The type specimen for the nominate variety (i.e. A. abietinum var. abietinum) is the same as the type specimen for the species. Types for the other varieties are listed below.

- The type specimen for A. abietinum var. grandae was collected by R.L. Mathiasen in 2019, growing on Abies grandis in Deschutes County, Oregon. It was formally described in 2020 by Shawn Kenaley as A. abietinum subsp. grandae and later recombined as A. abietinum var. grandae by Arnold Tiehm.
- The type specimen for A. abietinum var. magnificae was collected by Mathiasen and C.M. Daugherty in 2018, growing on Abies magnifica on Echo Summit in El Dorado County, California.
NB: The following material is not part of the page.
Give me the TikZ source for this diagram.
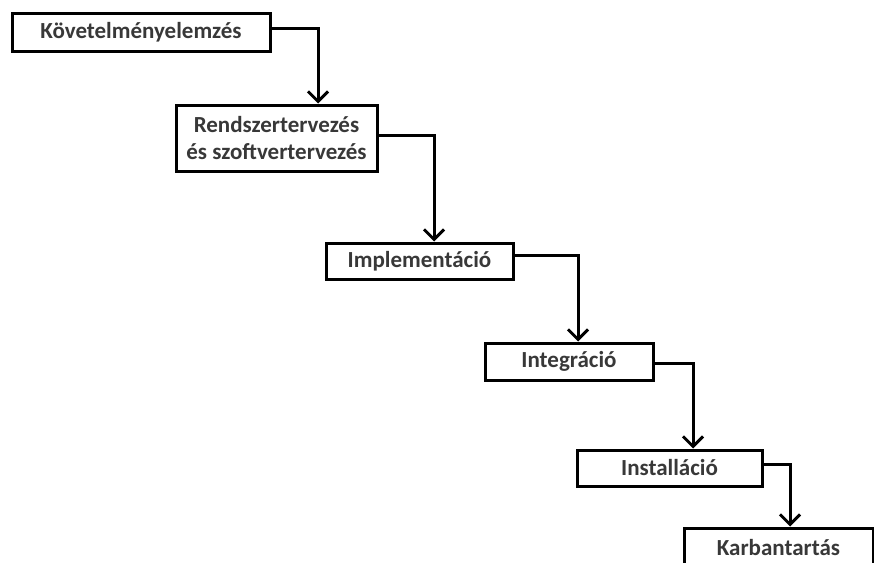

It was formally described in 2019 by Mathiasen and Kenaley as A. abietinum subsp. magnificae before being recombined as A. abietinum var. magnificae by Tiehm.
- The type specimen for A. abietinum var. mathiasenii was collected by Mathiasen in 2019, growing on Abies concolor subsp. concolor on the Pink Cliffs of Dixie National Forest in Kane County, Utah. It was formally described in 2020 by Kenaley as A. abietinum subsp. mathiasenii and later recombined as A. abietinum var. mathiasenii by Arnold Tiehm.
- The type specimen for A. abietinum subsp. wiensii was collected by Mathiasen and Daugherty in 2008, growing on Picea breweriana on Baldy Mountain in Siskiyou County, California. It was formally described in 2009 as A. abietinum subsp. wiensii before being recombined as A. abietinum var. wiensii by Tiehm.

== Distribution ==
A. abietinum has a wide distribution compared to most other dwarf mistletoes, occurring across much of western North America in Washington, Oregon, California, Nevada, Arizona, and Utah. The geographic ranges of its varieties are described below.
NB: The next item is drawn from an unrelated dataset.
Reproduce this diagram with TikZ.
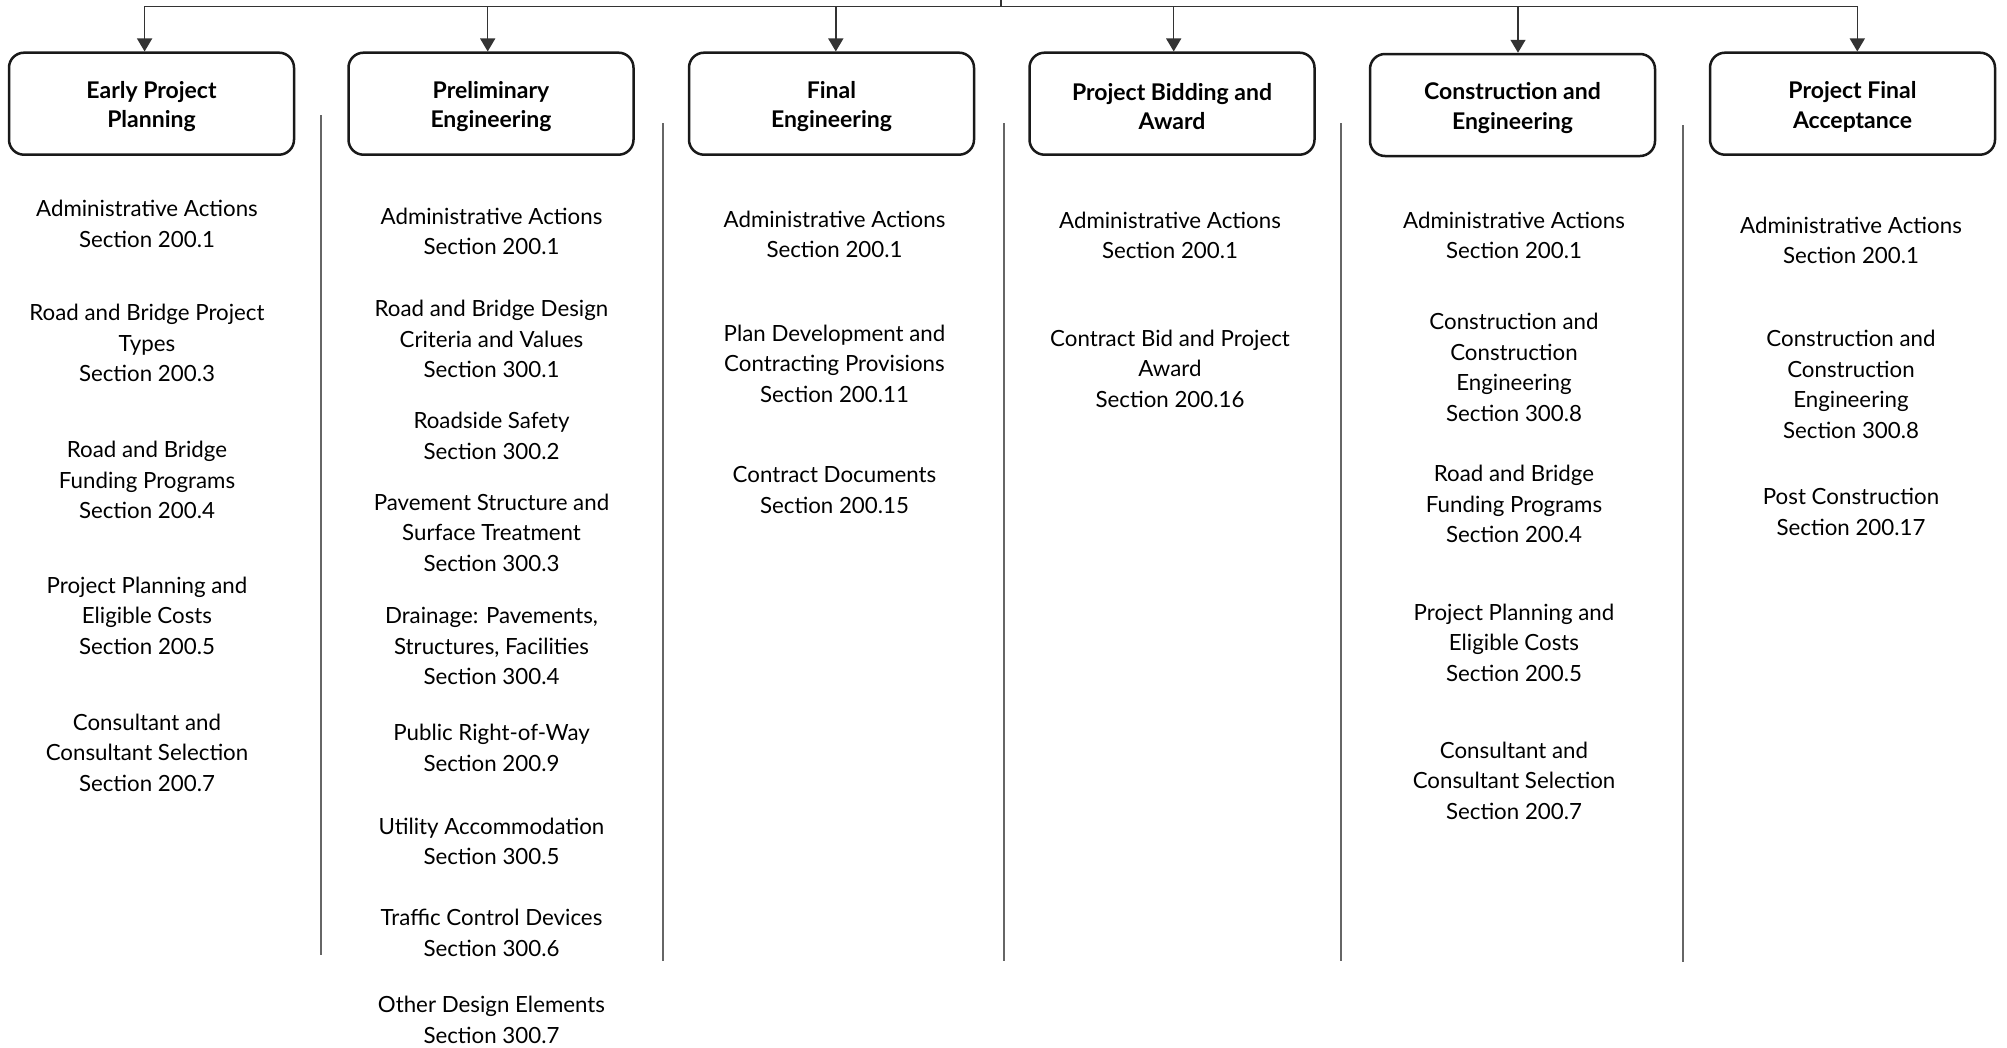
\documentclass[tikz,border=0pt]{standalone}
\usepackage{fontspec}
\setmainfont{Lato}
\usetikzlibrary{arrows.meta}
\begin{document}
\begin{tikzpicture}[x=1pt,y=-1pt,
  phase/.style={draw=black!90, line width=2.5pt, rounded corners=15pt, minimum width=285pt, minimum height=102pt, inner sep=0pt},
  phasetext/.style={align=center, font=\fontsize{23}{29.4}\selectfont\bfseries, inner sep=0pt},
  item/.style={align=center, font=\fontsize{22.3}{30.5}\selectfont, inner sep=0pt},
  link/.style={draw=black!80, line width=1.5pt},
  arr/.style={link, -{Triangle[length=13pt,width=15pt]}},
  divider/.style={draw=black!60, line width=2pt}]
\fill[white] (0,0) rectangle (2007,1047);
\useasboundingbox (0,0) rectangle (2007,1047);

% phase boxes
\node[phase] (b1) at (151.5,103.7) {};
\node[phase] (b2) at (491,103.7) {};
\node[phase] (b3) at (831.5,103.7) {};
\node[phase] (b4) at (1172,103.7) {};
\node[phase] (b5) at (1512.5,105) {};
\node[phase] (b6) at (1852.5,103.7) {};
\node[phasetext] (t1) at ([yshift=-3pt]b1.center) {Early Project\\Planning};
\node[phasetext] (t2) at ([yshift=-3pt]b2.center) {Preliminary\\Engineering};
\node[phasetext] (t3) at ([yshift=-3pt]b3.center) {Final\\Engineering};
\node[phasetext] (t4) at ([yshift=-3pt]b4.center) {Project Bidding and\\Award};
\node[phasetext] (t5) at ([yshift=-3pt]b5.center) {Construction and\\Engineering};
\node[phasetext] (t6) at ([yshift=-3pt]b6.center) {Project Final\\Acceptance};

% tree connectors
\coordinate (root) at (1001,0);
\coordinate (hub) at (1001,6.4);
\coordinate (j1) at (144.6,6.4);
\coordinate (j2) at (487.7,6.4);
\coordinate (j3) at (835.8,6.4);
\coordinate (j4) at (1173.7,6.4);
\coordinate (j5) at (1518,6.4);
\coordinate (j6) at (1857.3,6.4);
\draw[link] (root) -- (hub);
\draw[link] (j1) -- (j6);
\draw[arr] (j1) -- (j1 |- b1.north);
\draw[arr] (j2) -- (j2 |- b2.north);
\draw[arr] (j3) -- (j3 |- b3.north);
\draw[arr] (j4) -- (j4 |- b4.north);
\draw[arr] (j5) -- (j5 |- b5.north);
\draw[arr] (j6) -- (j6 |- b6.north);

% dividers
\draw[divider] (321,115) -- (321,955);
\draw[divider] (663,123) -- (663,961);
\draw[divider] (1003.5,123) -- (1003.5,961);
\draw[divider] (1341.4,123) -- (1341.4,961);
\draw[divider] (1683,125) -- (1683,962);

% column 1
\node[item] (c1a) at (147,224) {Administrative Actions\\Section 200.1};
\node[item] (c1b) at (147,343) {Road and Bridge Project\\Types\\Section 200.3};
\node[item] (c1c) at (147,480) {Road and Bridge\\Funding Programs\\Section 200.4};
\node[item] (c1d) at (147,615.5) {Project Planning and\\Eligible Costs\\Section 200.5};
\node[item] (c1e) at (147,752.5) {Consultant and\\Consultant Selection\\Section 200.7};

% column 2
\node[item] (c2a) at (491.5,231.5) {Administrative Actions\\Section 200.1};
\node[item] (c2b) at (491.5,339) {Road and Bridge Design\\Criteria and Values\\Section 300.1};
\node[item] (c2c) at (491.5,435.8) {Roadside Safety\\Section 300.2};
\node[item] (c2d) at (491.5,532.4) {Pavement Structure and\\Surface Treatment\\Section 300.3};
\node[item] (c2e) at (491.5,646.3) {Drainage: Pavements,\\Structures, Facilities\\Section 300.4};
\node[item] (c2f) at (491.5,748) {Public Right-of-Way\\Section 200.9};
\node[item] (c2g) at (491.5,841.5) {Utility Accommodation\\Section 300.5};
\node[item] (c2h) at (491.5,933) {Traffic Control Devices\\Section 300.6};
\node[item] (c2i) at (491.5,1020) {Other Design Elements\\Section 300.7};

% column 3
\node[item] (c3a) at (834.5,234.2) {Administrative Actions\\Section 200.1};
\node[item] (c3b) at (834.5,363.4) {Plan Development and\\Contracting Provisions\\Section 200.11};
\node[item] (c3c) at (834.5,490.2) {Contract Documents\\Section 200.15};

% column 4
\node[item] (c4a) at (1170,235.4) {Administrative Actions\\Section 200.1};
\node[item] (c4b) at (1170,368.6) {Contract Bid and Project\\Award\\Section 200.16};

% column 5
\node[item] (c5a) at (1514,235.4) {Administrative Actions\\Section 200.1};
\node[item] (c5b) at (1514,367.2) {Construction and\\Construction\\Engineering\\Section 300.8};
\node[item] (c5c) at (1514,504.2) {Road and Bridge\\Funding Programs\\Section 200.4};
\node[item] (c5d) at (1514,642.5) {Project Planning and\\Eligible Costs\\Section 200.5};
\node[item] (c5e) at (1514,780.7) {Consultant and\\Consultant Selection\\Section 200.7};

% column 6
\node[item] (c6a) at (1851,240.6) {Administrative Actions\\Section 200.1};
\node[item] (c6b) at (1851,384.6) {Construction and\\Construction\\Engineering\\Section 300.8};
\node[item] (c6c) at (1851,511.9) {Post Construction\\Section 200.17};
\end{tikzpicture}
\end{document}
- Arceuthobium abietinum var. abietinum: Distribution is limited to California, from the southern Cascade Range through the Sierra Nevada with a disjunct population in the San Bernardino Mountains.
- Arceuthobium abietinum var. grandae: Distribution ranges from southern Washington, through the Cascade Range, and throughout the Siskiyou Mountains and Klamath Mountains of Southern Oregon and Northern California.
- Arceuthobium abietinum var. magnificae: Distribution is limited to California, throughout the Sierra Nevada.
- Arceuthobium abietinum var. mathiasenii: This variety has the southernmost distribution, occurring in southern Nevada, southern Utah, Arizona, and Northern Mexico. Though the distribution of this variety is fairly broad, it consists of a system of isolated populations.
- Arceuthobium abietinum var. wiensii: The distribution of this variety is limited to the Klamath-Siskiyou region in southwestern Oregon and Northwestern California, which has been identified as an epicenter of dwarf mistletoe biodiversity. Populations of this mistletoe are isolated rather than continuously distributed.

== Conservation status ==
NatureServe lists A. abietinum var. mathiasenii as imperiled in Nevada and critically imperiled in Utah. Though the conservation status of A. abietinum var. wiensii has not been assessed, it is one of the rarest and most poorly-documented mistletoe taxa in North America.